I spent last week in California roaming the central coast from a home base on Cannery Row in Monterey. You can’t avoid John Steinbeck in Monterey since several of his novels take place there, which brought Cannery Row to my attention and this marvelously drawn prologue:

Cannery Row in Monterey in California is a poem, a stink, a grating noise, a quality of light, a tone, a habit, a nostalgia, a dream.  Cannery Row is the gathered and scattered, tin and iron and rust and splintered wood, chipped pavement and weedy lots and junk heaps, sardine canneries of corrugated iron, honky tonks, restaurants, and whore houses, and little crowded groceries, and laboratories and flophouses.  Its inhabitants are, as the man once said, “whores, pimps, gamblers, and sons of bitches,” by which he meant Everybody. Had the man looked through another peephole he might have said, “Saints and angels and martyrs, and holy men,” and he would have meant the same thing.

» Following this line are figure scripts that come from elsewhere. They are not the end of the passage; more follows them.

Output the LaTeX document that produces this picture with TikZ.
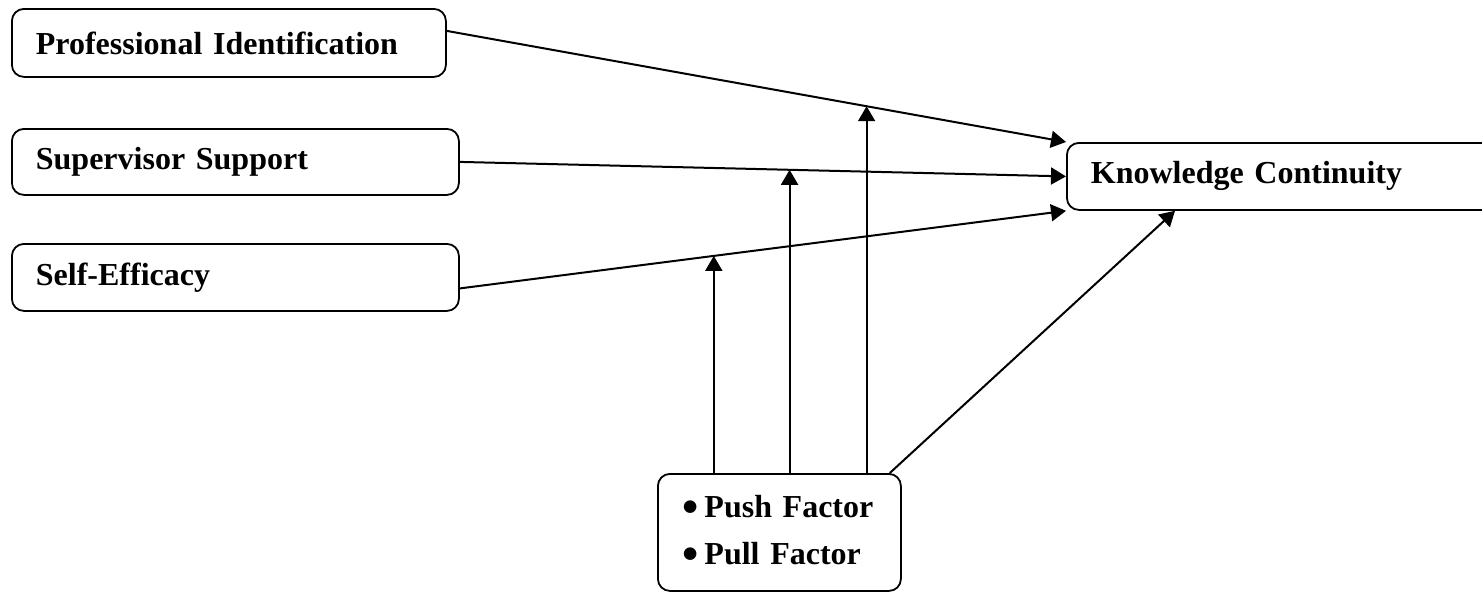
\documentclass[tikz,border=0pt]{standalone}
\usepackage{fontspec}
\setmainfont{Liberation Serif}
\usepackage{tikz}
\usetikzlibrary{arrows.meta,positioning,calc}
\tikzstyle{construct} = [rectangle, rounded corners=6pt, draw, line width=0.9pt, anchor=north west, align=left, inner xsep=12pt, inner ysep=0pt, minimum height=33.5pt, font=\bfseries\fontsize{16}{23.5}\selectfont]
\tikzstyle{arrow} = [line width=1pt, -{Triangle[length=7.5pt,width=8.5pt]}]
\newcommand{\bigbullet}{\raisebox{-2.2pt}{\scalebox{1.45}{\textbullet}}\,}

\begin{document}
\begin{tikzpicture}[x=0.5pt,y=-0.5pt]
\clip (0,0) rectangle (1482,591);
\node[construct, text width=193pt, minimum height=34pt] (pi) at (11,8) {Professional Identification};
\node[construct, text width=199.5pt, minimum height=33pt] (ss) at (11,128) {Supervisor Support};
\node[construct, text width=199.5pt] (se) at (11,243) {Self-Efficacy};
\node[construct, text width=208pt] (kc) at (1066,142) {Knowledge Continuity};
\node[construct, text width=96.5pt, inner xsep=12.5pt, minimum height=58.5pt] (pf) at (657,473) {\bigbullet Push Factor\\\bigbullet Pull Factor};

% direct effects
\draw[arrow] ([yshift=6pt]pi.east) -- coordinate[pos=0.678] (m3) (kc.north west);
\draw[arrow] (ss.east) -- coordinate[pos=0.544] (m2) (kc.west);
\draw[arrow] ([yshift=-5.5pt]se.east) -- coordinate[pos=0.419] (m1) (kc.south west);
\draw[arrow] ([xshift=-6pt]pf.north east) -- ([xshift=54.5pt]kc.south west);

% moderating effects
\draw[arrow] (m1 |- pf.north) -- (m1);
\draw[arrow] (m2 |- pf.north) -- (m2);
\draw[arrow] (m3 |- pf.north) -- (m3);
\end{tikzpicture}
\end{document}
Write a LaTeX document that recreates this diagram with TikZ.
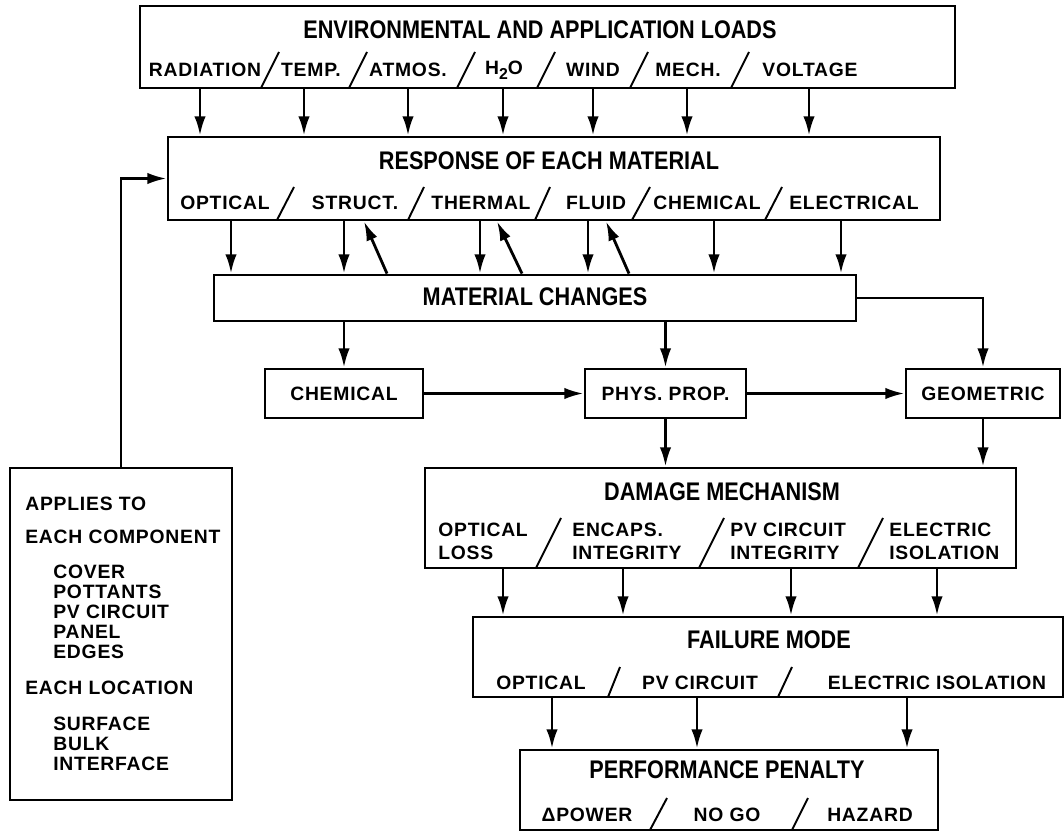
\documentclass[tikz,border=0pt]{standalone}
\usepackage{fontspec}
\setmainfont{Liberation Sans}
\newfontfamily\titelfont[FakeStretch=0.85]{Liberation Sans}
\newfontfamily\labelfont[LetterSpace=4]{Liberation Sans}
\usetikzlibrary{arrows.meta}

\tikzset{
  kasten/.style={draw, line width=1.6pt, inner sep=0pt},
  titel/.style={font=\titelfont\bfseries\fontsize{14.5}{16}\selectfont, inner sep=0pt},
  lab/.style={font=\labelfont\bfseries\fontsize{11}{13}\selectfont, inner sep=0pt},
  pfeil/.style={line width=1.6pt, -{Latex[length=11pt,width=6.5pt]}},
  strich/.style={line width=1.1pt},
}

\begin{document}
\begin{tikzpicture}[x=0.02cm, y=-0.02cm]

		\useasboundingbox (0,0) rectangle (1064,834);

		% --- Kaesten ---
		\node[kasten, minimum width=16.3cm, minimum height=1.64cm] (loads) at (547.5,47) {};
		\node[kasten, minimum width=15.44cm, minimum height=1.66cm] (resp) at (554,178.5) {};
		\node[kasten, minimum width=12.84cm, minimum height=0.92cm] (chg) at (535,298) {};
		\node[kasten, minimum width=3.16cm, minimum height=0.98cm] (chem) at (344,393.5) {};
		\node[kasten, minimum width=3.22cm, minimum height=0.98cm] (phys) at (665.5,393.5) {};
		\node[kasten, minimum width=3.08cm, minimum height=0.98cm] (geo) at (983,393.5) {};
		\node[kasten, minimum width=11.82cm, minimum height=2.0cm] (dmg) at (720.5,518) {};
		\node[kasten, minimum width=11.8cm, minimum height=1.6cm] (fail) at (768,657) {};
		\node[kasten, minimum width=8.36cm, minimum height=1.6cm] (perf) at (729,790) {};
		\node[kasten, minimum width=4.44cm, minimum height=6.64cm] (note) at (121,634) {};

		% --- Titel ---
		\node[titel] (loadsT) at (540,30) {ENVIRONMENTAL AND APPLICATION LOADS};
		\node[titel] (respT) at (549,161) {RESPONSE OF EACH MATERIAL};
		\node[titel] (chgT) at (535,297) {MATERIAL CHANGES};
		\node[titel] (dmgT) at (722,492) {DAMAGE MECHANISM};
		\node[titel] (failT) at (769,640) {FAILURE MODE};
		\node[titel] (perfT) at (727,770) {PERFORMANCE PENALTY};

		% --- Lasten ---
		\node[lab] (rad) at (205,70) {RADIATION};
		\node[lab] (temp) at (311,70) {TEMP.};
		\node[lab] (atm) at (408,70) {ATMOS.};
		\node[lab] (water) at (504,70) {H\raisebox{-0.45ex}{\fontsize{9}{9}\selectfont 2}O};
		\node[lab] (wind) at (593,70) {WIND};
		\node[lab] (mech) at (688,70) {MECH.};
		\node[lab] (volt) at (810,70) {VOLTAGE};
		\foreach \m in {270,358,466,546,639,740}
			\draw[strich] (\m-9,88) -- (\m+9,52);

		% --- Antwort ---
		\node[lab] (opt) at (225,203) {OPTICAL};
		\node[lab] (struct) at (355,203) {STRUCT.};
		\node[lab] (therm) at (481,203) {THERMAL};
		\node[lab] (fluid) at (596,203) {FLUID};
		\node[lab] (chemr) at (707,203) {CHEMICAL};
		\node[lab] (elec) at (854,203) {ELECTRICAL};
		\foreach \a/\b in {277/294,408/424,535/550,632/650,765/782}
			\draw[strich] (\a,220) -- (\b,187);

		% --- kleine Kaesten ---
		\node[lab] (chemT) at (chem) {CHEMICAL};
		\node[lab] (physT) at (phys) {PHYS. PROP.};
		\node[lab] (geoT) at (geo) {GEOMETRIC};

		% --- Schaden ---
		\node[lab, align=left, anchor=west] (optl) at (438,541.5) {OPTICAL\\LOSS};
		\node[lab, align=left, anchor=west] (encaps) at (572,541.5) {ENCAPS.\\INTEGRITY};
		\node[lab, align=left, anchor=west] (pvc) at (730,541.5) {PV CIRCUIT\\INTEGRITY};
		\node[lab, align=left, anchor=west] (eiso) at (889,541.5) {ELECTRIC\\ISOLATION};
		\foreach \a/\b in {536/561,699/724,858/883}
			\draw[strich] (\a,568) -- (\b,518);

		% --- Versagen ---
		\node[lab] (optf) at (541,683) {OPTICAL};
		\node[lab] (pvf) at (700,683) {PV CIRCUIT};
		\node[lab] (eisof) at (937,683) {ELECTRIC ISOLATION};
		\foreach \a/\b in {608/620,778/792}
			\draw[strich] (\a,697) -- (\b,667);

		% --- Leistung ---
		\node[lab] (dpow) at (587,815) {ΔPOWER};
		\node[lab] (nogo) at (727,815) {NO GO};
		\node[lab] (haz) at (870,815) {HAZARD};
		\foreach \a/\b in {650/667,792/808}
			\draw[strich] (\a,830) -- (\b,798);

		% --- Anmerkung links ---
		\node[lab, font=\labelfont\bfseries\fontsize{11}{11.4}\selectfont, align=left, anchor=north west] (noteT) at (25,497) {APPLIES TO\\[7pt]
			EACH COMPONENT\\[8.5pt]
			\hspace*{0.56cm}COVER\\
			\hspace*{0.56cm}POTTANTS\\
			\hspace*{0.56cm}PV CIRCUIT\\
			\hspace*{0.56cm}PANEL\\
			\hspace*{0.56cm}EDGES\\[9pt]
			EACH LOCATION\\[9.5pt]
			\hspace*{0.56cm}SURFACE\\
			\hspace*{0.56cm}BULK\\
			\hspace*{0.56cm}INTERFACE};

		% --- Pfeile ---
		\foreach \x in {200,304,408,503,593,687,809}
			\draw[pfeil] (\x,0 |- loads.south) -- (\x,0 |- resp.north);
		\foreach \x in {231,344,480,588,714,841}
			\draw[pfeil] (\x,0 |- resp.south) -- (\x,0 |- chg.north);
		\foreach \a/\b in {387/364,522/497,629/606}
			\draw[pfeil] (\a,0 |- chg.north) -- (\b,0 |- resp.south);
		\draw[pfeil] (note.north) |- (resp.west);
		\draw[pfeil] (chem.north |- chg.south) -- (chem.north);
		\draw[pfeil] (phys.north |- chg.south) -- (phys.north);
		\draw[pfeil] (chg.east) -| (geo.north);
		\draw[pfeil] (chem.east) -- (phys.west);
		\draw[pfeil] (phys.east) -- (geo.west);
		\draw[pfeil] (phys.south) -- (phys.south |- dmg.north);
		\draw[pfeil] (geo.south) -- (geo.south |- dmg.north);
		\foreach \x in {503,623,791,937}
			\draw[pfeil] (\x,0 |- dmg.south) -- (\x,0 |- fail.north);
		\foreach \x in {552,697,907}
			\draw[pfeil] (\x,0 |- fail.south) -- (\x,0 |- perf.north);

	\end{tikzpicture}
\end{document}
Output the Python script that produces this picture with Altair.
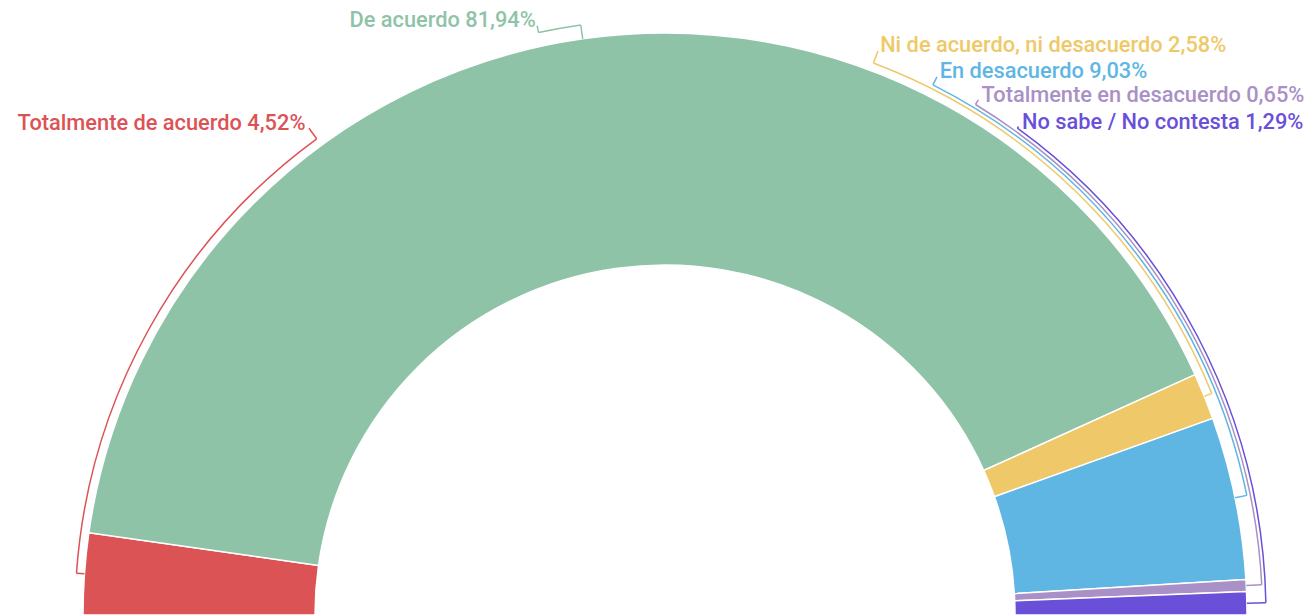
import altair as alt
import pandas as pd
import math

# ---- data ----
categories = ["Totalmente de acuerdo", "De acuerdo", "Ni de acuerdo, ni desacuerdo",
              "En desacuerdo", "Totalmente en desacuerdo", "No sabe / No contesta"]
values = [4.52, 81.94, 2.58, 9.03, 0.65, 1.29]
value_labels = ["4,52%", "81,94%", "2,58%", "9,03%", "0,65%", "1,29%"]

# ---- style / layout ----
colors = ["#dc5356", "#8fc3a7", "#efc969", "#60b6e3", "#a990c7", "#6a50d8"]
label_at = [29.9, 43.2, 61.5, 64.9, 67.4, 69.95]     # label angle (in value units along the arc)
leader_r = [590, 596, 590, 594, 597.5, 601]          # radius of each leader line
label_side = ["right", "right", "left", "left", "left", "left"]

OUTER, INNER = 582, 350
CX, CY = 657, 607
W, H = 1297, 607

total = sum(values)
df = pd.DataFrame({"cat": categories, "value": values})
df["end"] = df["value"].cumsum()
df["start"] = df["end"] - df["value"]
df["mid"] = (df["start"] + df["end"]) / 2
df["lab"] = label_at
df["r"] = leader_r
df["side"] = label_side
df["text"] = [f"{c} {v}" for c, v in zip(categories, value_labels)]

th = alt.Scale(domain=[0, total], range=[-math.pi / 2, math.pi / 2])
cs = alt.Scale(domain=categories, range=colors)

base = alt.Chart(df)
cx = alt.value(CX)
cy = alt.value(CY)

slices = base.mark_arc(innerRadius=INNER, outerRadius=OUTER, stroke="white", strokeWidth=1.5).encode(
    theta=alt.Theta("start:Q", scale=th, stack=False),
    theta2="end:Q",
    color=alt.Color("cat:N", scale=cs, legend=None),
    x=cx, y=cy,
)

leaders = base.mark_arc(fillOpacity=0, strokeWidth=1.5).encode(
    theta=alt.Theta("mid:Q", scale=th, stack=False),
    theta2="lab:Q",
    radius=alt.Radius("r:Q", scale=None),
    radius2="r:Q",
    stroke=alt.Stroke("cat:N", scale=cs, legend=None),
    x=cx, y=cy,
)

start_ticks = base.mark_arc(fillOpacity=0, strokeWidth=1.5).encode(
    theta=alt.Theta("mid:Q", scale=th, stack=False),
    theta2="mid:Q",
    radius=alt.Radius("r:Q", scale=None),
    radius2=alt.value(OUTER),
    stroke=alt.Stroke("cat:N", scale=cs, legend=None),
    x=cx, y=cy,
)

end_ticks = base.mark_arc(fillOpacity=0, strokeWidth=1.5).encode(
    theta=alt.Theta("lab:Q", scale=th, stack=False),
    theta2="lab:Q",
    radius=alt.Radius("r:Q", scale=None),
    radius2=alt.value(603),
    stroke=alt.Stroke("cat:N", scale=cs, legend=None),
    x=cx, y=cy,
)

def labels(side):
    return base.transform_filter(alt.datum.side == side).mark_text(
        font="Roboto", fontSize=21.8, fontWeight=500, baseline="middle", align=side, radius=609
    ).encode(
        theta=alt.Theta("lab:Q", scale=th, stack=False),
        text="text:N",
        color=alt.Color("cat:N", scale=cs, legend=None),
        x=cx, y=cy,
    )

chart = alt.layer(slices, leaders, start_ticks, end_ticks, labels("right"), labels("left")).properties(
    width=W, height=H, padding=0,
    autosize=alt.AutoSizeParams(type="none"),
).configure_view(stroke=None)

chart.save("out.html", embed_options={"renderer": "svg", "actions": False})
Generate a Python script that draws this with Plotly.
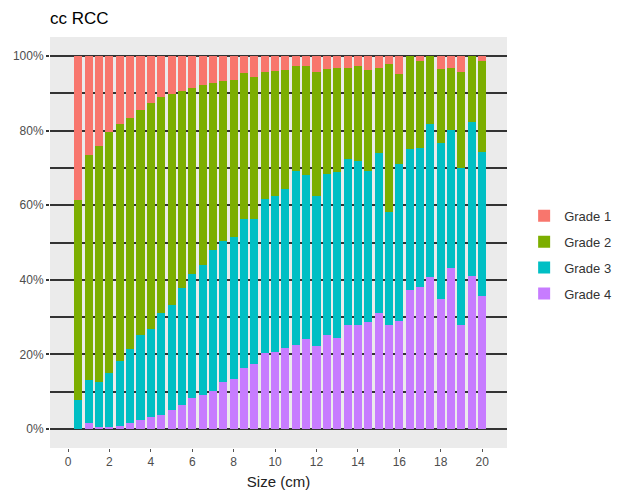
import plotly.graph_objects as go

# Tumour size (cm)
sizes = [0.5, 1.0, 1.5, 2.0, 2.5, 3.0, 3.5, 4.0, 4.5, 5.0,
         5.5, 6.0, 6.5, 7.0, 7.5, 8.0, 8.5, 9.0, 9.5, 10.0,
         10.5, 11.0, 11.5, 12.0, 12.5, 13.0, 13.5, 14.0, 14.5, 15.0,
         15.5, 16.0, 16.5, 17.0, 17.5, 18.0, 18.5, 19.0, 19.5, 20.0]

# Share of each grade (%) per size
grade4 = [0.0, 1.5, 0.6, 0.5, 0.8, 1.5, 2.4, 3.3, 3.8, 5.1,
          6.3, 8.3, 9.1, 10.3, 12.7, 13.3, 16.4, 17.3, 20.5, 20.7,
          21.6, 22.5, 24.0, 22.3, 25.2, 24.3, 27.9, 27.9, 28.8, 31.0,
          27.9, 29.0, 37.3, 38.0, 40.7, 34.9, 43.1, 27.9, 41.0, 35.7]
grade3 = [7.8, 11.6, 11.9, 14.6, 17.4, 19.9, 22.8, 23.4, 27.2, 28.1,
          31.4, 33.2, 34.9, 37.7, 37.8, 38.1, 39.8, 38.9, 41.2, 41.9,
          42.7, 46.7, 44.1, 40.3, 43.3, 44.5, 44.6, 43.9, 40.4, 42.9,
          30.2, 42.0, 37.9, 37.4, 41.1, 41.9, 37.1, 42.2, 41.4, 38.5]
grade2 = [53.6, 60.4, 63.4, 64.6, 63.6, 62.1, 60.3, 60.6, 57.9, 56.6,
          52.9, 49.8, 48.2, 44.7, 42.9, 42.2, 39.2, 38.1, 34.0, 33.3,
          31.9, 28.2, 29.3, 33.0, 28.0, 27.9, 24.4, 25.5, 27.0, 22.8,
          39.8, 24.1, 24.8, 23.3, 18.2, 19.6, 16.5, 25.5, 17.6, 24.5]
grade1 = [38.6, 26.5, 24.1, 20.3, 18.2, 16.5, 14.5, 12.7, 11.1, 10.2,
          9.4, 8.7, 7.8, 7.3, 6.6, 6.4, 4.6, 5.7, 4.3, 4.1,
          3.8, 2.6, 2.6, 4.4, 3.5, 3.3, 3.1, 2.7, 3.8, 3.3,
          2.1, 4.9, 0.0, 1.3, 0.0, 3.6, 3.3, 4.4, 0.0, 1.3]

series = [("Grade 4", grade4, "#C77CFF", 4),
          ("Grade 3", grade3, "#00BFC4", 3),
          ("Grade 2", grade2, "#7CAE00", 2),
          ("Grade 1", grade1, "#F8766D", 1)]

y_tickvals = [0, 20, 40, 60, 80, 100]
y_ticktext = ["0%", "20%", "40%", "60%", "80%", "100%"]
x_tickvals = [0, 2, 4, 6, 8, 10, 12, 14, 16, 18, 20]

FONT = "Liberation Sans, Arial, sans-serif"

fig = go.Figure()
for name, vals, col, rank in series:
    fig.add_trace(go.Bar(
        x=sizes, y=vals, name=name, legendgroup=name, legendrank=rank,
        marker=dict(color=col, line=dict(width=0)),
        width=0.39,
    ))

fig.update_layout(
    width=624, height=490,
    barmode="stack",
    paper_bgcolor="white",
    plot_bgcolor="#EBEBEB",
    margin=dict(l=42, r=125, t=29, b=50, autoexpand=False),
    font=dict(family=FONT, size=12, color="#4D4D4D"),
    title=dict(text="cc RCC", x=42/624, xref="container", xanchor="left",
               y=1 - 10/490, yref="container", yanchor="middle",
               font=dict(family=FONT, size=17, color="#000000")),
    legend=dict(x=1.0375, xanchor="left", y=0.47, yanchor="middle",
                traceorder="grouped", tracegroupgap=6,
                font=dict(family=FONT, size=13, color="#333333"),
                bgcolor="rgba(0,0,0,0)"),
    bargap=0.2,
)

fig.update_xaxes(
    range=[-0.87, 21.2], automargin=False,
    tickvals=x_tickvals,
    showgrid=False, zeroline=False, showline=False,
    ticks="outside", ticklen=3, tickcolor="#555555", tickwidth=1,
    tickfont=dict(family=FONT, size=12, color="#4D4D4D"),
    title=dict(text="Size (cm)", standoff=8,
               font=dict(family=FONT, size=15, color="#222222")),
)
fig.update_yaxes(
    range=[-5.1, 105.1], automargin=False,
    tickvals=y_tickvals, ticktext=y_ticktext,
    showgrid=True, gridcolor="#333333", gridwidth=1.5,
    minor=dict(dtick=10, tick0=0, showgrid=True, gridcolor="#333333", gridwidth=1.5),
    zeroline=False, showline=False,
    ticks="outside", ticklen=3, tickcolor="#333333", tickwidth=1.5,
    tickfont=dict(family=FONT, size=12, color="#4D4D4D"),
)

fig.write_html("out.html")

In the morning, when the sardine fleet has made a catch, the purse-seiners waddle heavily into the bay … Then cannery whistles scream and all over the town men and women scramble into their clothes and come running down to the Row to go to work.  Then shining cars bring the upper classes down: superintendents, accountants, owners who disappear into offices.  Then from the town pour Wops and Chinamen and Polaks, men and women in trousers and rubber coats and oilcloth aprons. They come running to clean and cut and pack and cook and can the fish.  The whole street rumbles and groans and screams and rattles while the silver rivers of fish pour in out of the boats and the boats rise higher and higher in the water until they are empty. The canneries rumble and rattle and squeak until the last fish is cleaned and cut and cooked and canned and then the whistles scream again and the dripping, smelly, tired Wops and Chinamen and Polaks, men and women, straggle out and droop their ways up the hill into the town and Cannery Row becomes itself again … The bums who retired in disgust under the black cypress tree come out to sit on the rusty pipes in the vacant lot. The girls from Dora’s emerge for a bit of sun if there is any. Doc strolls from the Western Biological Laboratory and crosses the street to Lee Chong’s grocery for two quarts of beer. Henri the painter noses like an Airedale through the junk in the grass-grown lot for some part or piece of wood or metal he needs for the boat he is building. Then the darkness edges in and the street light comes on in front of Dora’s – the lamp which makes perpetual moonlight in Cannery Row.

No wonder he’s considered a master.  Does this give you any new ideas for opening or writing your stories?